[Start]
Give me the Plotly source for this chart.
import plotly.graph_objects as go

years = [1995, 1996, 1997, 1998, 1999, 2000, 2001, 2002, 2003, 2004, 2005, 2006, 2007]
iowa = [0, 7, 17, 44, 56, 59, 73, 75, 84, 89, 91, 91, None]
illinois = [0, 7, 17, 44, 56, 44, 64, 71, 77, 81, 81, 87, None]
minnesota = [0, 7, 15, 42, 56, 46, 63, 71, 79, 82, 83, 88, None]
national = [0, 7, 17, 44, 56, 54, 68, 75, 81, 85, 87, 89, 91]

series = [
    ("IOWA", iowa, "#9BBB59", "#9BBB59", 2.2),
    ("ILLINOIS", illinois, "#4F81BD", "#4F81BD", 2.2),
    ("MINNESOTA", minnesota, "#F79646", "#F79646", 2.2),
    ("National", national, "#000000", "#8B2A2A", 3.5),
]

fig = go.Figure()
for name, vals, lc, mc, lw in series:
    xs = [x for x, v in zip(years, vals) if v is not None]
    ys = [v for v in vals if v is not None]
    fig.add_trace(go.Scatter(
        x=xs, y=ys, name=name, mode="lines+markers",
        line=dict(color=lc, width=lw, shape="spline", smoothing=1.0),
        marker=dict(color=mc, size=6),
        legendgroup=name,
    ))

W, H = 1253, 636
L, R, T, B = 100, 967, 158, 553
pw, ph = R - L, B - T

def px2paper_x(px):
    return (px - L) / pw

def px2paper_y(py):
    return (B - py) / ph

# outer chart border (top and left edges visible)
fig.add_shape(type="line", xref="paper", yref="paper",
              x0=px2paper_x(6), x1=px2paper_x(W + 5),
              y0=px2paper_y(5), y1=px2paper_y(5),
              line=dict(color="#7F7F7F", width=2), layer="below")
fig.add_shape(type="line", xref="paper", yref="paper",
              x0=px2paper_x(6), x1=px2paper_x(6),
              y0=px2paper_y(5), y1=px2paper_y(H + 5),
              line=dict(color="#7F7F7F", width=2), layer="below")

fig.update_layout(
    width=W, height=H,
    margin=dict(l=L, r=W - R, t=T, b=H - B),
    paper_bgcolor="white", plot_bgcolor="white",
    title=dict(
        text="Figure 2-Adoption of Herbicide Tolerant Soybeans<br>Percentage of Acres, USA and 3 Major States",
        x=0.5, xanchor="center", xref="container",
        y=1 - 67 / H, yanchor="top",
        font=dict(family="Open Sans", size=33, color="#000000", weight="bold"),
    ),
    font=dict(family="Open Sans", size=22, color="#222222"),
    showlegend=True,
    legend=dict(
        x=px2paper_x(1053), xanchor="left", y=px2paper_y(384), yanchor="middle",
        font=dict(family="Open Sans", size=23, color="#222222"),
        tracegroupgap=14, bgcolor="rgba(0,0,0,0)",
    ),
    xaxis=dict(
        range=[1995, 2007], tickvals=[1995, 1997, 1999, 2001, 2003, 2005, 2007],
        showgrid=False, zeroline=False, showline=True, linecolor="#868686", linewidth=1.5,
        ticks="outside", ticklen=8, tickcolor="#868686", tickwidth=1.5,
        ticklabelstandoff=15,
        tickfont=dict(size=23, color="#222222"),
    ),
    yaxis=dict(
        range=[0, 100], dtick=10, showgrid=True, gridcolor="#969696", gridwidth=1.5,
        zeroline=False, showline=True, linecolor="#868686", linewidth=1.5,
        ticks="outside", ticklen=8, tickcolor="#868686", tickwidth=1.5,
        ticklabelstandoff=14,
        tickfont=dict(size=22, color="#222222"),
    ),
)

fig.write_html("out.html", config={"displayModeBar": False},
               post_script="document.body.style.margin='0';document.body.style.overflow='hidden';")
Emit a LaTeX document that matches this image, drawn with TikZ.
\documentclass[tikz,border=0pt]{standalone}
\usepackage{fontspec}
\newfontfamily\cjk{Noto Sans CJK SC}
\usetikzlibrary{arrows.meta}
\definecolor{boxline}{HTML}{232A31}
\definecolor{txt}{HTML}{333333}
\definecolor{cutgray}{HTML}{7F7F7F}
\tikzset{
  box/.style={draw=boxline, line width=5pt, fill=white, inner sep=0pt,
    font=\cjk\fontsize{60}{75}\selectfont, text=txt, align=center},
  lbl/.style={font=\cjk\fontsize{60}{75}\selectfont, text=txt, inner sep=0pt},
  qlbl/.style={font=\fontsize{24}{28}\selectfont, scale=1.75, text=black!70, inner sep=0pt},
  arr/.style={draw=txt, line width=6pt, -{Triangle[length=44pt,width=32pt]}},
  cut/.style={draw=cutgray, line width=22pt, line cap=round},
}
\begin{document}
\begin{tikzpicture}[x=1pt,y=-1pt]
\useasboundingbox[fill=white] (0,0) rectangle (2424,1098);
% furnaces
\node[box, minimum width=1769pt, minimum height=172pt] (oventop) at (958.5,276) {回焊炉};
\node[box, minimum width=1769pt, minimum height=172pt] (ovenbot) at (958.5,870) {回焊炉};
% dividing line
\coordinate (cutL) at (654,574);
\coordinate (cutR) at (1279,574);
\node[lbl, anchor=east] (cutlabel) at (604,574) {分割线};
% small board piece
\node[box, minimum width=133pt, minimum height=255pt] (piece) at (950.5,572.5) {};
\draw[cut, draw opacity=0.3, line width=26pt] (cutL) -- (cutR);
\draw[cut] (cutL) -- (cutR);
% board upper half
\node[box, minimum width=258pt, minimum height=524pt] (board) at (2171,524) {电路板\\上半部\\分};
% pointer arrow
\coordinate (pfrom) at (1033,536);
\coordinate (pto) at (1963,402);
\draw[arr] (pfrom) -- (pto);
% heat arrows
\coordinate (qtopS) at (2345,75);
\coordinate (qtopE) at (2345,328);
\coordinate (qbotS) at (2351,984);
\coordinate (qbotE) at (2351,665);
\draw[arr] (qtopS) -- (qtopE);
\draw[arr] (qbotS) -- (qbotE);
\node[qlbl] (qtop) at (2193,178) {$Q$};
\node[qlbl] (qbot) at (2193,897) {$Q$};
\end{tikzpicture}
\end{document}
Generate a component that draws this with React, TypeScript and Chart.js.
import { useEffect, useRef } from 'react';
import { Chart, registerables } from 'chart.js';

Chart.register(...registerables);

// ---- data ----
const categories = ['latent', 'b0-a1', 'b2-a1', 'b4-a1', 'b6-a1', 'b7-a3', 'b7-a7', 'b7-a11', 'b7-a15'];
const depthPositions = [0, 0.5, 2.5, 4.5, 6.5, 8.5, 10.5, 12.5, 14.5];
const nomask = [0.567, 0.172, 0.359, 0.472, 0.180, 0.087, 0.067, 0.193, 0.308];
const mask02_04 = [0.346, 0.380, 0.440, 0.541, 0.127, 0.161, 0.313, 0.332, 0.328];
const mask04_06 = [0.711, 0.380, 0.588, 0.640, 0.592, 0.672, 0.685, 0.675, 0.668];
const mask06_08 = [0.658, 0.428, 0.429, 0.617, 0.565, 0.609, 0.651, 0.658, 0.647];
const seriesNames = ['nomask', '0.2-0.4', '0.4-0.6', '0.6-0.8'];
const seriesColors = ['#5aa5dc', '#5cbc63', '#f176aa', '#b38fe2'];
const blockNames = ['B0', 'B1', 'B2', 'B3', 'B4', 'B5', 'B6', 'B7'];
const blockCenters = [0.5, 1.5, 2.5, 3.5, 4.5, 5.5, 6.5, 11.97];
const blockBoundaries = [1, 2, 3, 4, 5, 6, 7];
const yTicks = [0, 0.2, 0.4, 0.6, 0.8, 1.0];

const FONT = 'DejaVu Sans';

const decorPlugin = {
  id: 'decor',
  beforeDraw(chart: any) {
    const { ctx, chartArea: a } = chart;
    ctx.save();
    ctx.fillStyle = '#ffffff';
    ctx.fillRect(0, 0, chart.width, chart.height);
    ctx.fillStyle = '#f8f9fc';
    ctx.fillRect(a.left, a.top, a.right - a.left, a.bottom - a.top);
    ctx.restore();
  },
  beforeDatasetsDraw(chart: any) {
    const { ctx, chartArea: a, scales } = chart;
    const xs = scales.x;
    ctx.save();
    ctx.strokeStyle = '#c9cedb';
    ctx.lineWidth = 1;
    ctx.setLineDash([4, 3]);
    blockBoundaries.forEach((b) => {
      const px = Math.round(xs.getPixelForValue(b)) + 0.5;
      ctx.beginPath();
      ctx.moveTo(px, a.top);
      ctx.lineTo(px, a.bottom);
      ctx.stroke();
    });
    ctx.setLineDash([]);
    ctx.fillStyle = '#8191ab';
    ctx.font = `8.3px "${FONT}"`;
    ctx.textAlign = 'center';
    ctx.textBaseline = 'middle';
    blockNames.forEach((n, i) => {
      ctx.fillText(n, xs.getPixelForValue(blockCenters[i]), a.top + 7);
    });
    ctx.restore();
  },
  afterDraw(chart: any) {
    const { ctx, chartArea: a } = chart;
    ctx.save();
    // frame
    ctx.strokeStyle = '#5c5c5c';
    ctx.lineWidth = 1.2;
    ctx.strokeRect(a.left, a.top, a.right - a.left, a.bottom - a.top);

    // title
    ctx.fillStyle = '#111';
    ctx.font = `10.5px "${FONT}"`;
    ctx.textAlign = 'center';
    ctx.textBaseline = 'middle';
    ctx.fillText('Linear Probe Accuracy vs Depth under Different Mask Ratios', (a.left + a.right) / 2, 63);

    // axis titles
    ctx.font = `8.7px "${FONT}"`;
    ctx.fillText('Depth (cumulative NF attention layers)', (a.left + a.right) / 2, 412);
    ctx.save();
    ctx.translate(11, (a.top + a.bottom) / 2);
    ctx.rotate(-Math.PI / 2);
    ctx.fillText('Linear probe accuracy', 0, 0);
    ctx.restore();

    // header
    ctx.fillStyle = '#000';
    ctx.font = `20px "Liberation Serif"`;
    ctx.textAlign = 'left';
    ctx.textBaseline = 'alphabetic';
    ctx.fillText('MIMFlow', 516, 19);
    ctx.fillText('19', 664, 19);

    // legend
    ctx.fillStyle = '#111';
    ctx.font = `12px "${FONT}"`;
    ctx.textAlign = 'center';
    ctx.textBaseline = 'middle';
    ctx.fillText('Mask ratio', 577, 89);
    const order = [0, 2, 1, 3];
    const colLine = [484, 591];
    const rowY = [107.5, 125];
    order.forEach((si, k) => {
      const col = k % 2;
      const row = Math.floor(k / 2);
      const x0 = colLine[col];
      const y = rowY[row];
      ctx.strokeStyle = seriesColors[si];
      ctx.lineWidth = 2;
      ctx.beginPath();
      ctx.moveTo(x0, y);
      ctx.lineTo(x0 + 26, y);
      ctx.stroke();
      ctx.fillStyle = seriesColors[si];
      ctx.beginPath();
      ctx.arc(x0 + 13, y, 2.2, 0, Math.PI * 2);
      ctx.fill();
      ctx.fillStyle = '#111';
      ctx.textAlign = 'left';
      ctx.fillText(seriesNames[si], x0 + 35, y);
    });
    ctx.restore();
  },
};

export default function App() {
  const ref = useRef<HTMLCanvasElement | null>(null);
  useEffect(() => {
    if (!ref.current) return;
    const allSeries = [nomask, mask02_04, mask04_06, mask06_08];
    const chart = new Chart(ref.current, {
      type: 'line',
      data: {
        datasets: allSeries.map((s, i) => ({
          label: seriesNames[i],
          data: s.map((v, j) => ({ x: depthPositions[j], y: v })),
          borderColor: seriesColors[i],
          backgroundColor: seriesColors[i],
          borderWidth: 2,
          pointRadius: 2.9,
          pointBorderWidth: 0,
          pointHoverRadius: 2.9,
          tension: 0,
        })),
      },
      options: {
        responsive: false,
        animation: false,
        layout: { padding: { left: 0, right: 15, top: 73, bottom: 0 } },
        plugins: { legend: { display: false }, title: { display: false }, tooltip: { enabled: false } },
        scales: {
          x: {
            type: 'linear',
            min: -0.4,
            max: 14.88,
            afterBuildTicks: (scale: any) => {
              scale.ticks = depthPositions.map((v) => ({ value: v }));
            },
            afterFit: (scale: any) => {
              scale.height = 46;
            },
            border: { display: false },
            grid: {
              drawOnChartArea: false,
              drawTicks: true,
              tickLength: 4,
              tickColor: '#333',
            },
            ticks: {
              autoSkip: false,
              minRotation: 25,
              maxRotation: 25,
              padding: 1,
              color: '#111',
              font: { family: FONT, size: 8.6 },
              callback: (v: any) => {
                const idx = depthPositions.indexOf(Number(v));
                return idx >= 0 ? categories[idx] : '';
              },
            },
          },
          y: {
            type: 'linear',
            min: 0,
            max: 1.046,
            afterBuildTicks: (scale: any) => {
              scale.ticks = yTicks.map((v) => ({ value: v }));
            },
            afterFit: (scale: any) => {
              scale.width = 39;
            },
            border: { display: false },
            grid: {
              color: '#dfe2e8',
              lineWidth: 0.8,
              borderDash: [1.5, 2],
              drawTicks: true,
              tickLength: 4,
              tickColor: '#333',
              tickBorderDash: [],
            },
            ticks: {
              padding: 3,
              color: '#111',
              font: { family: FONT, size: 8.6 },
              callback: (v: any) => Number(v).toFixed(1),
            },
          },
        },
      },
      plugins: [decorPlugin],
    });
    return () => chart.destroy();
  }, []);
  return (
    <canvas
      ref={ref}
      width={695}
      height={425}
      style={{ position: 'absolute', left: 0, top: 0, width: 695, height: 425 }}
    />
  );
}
[End]
Locate the word "that" in the data above. Copy every line carrying it.

Emit a LaTeX document that matches this image, drawn with TikZ.
Generate a component that draws this with React, TypeScript and Chart.js.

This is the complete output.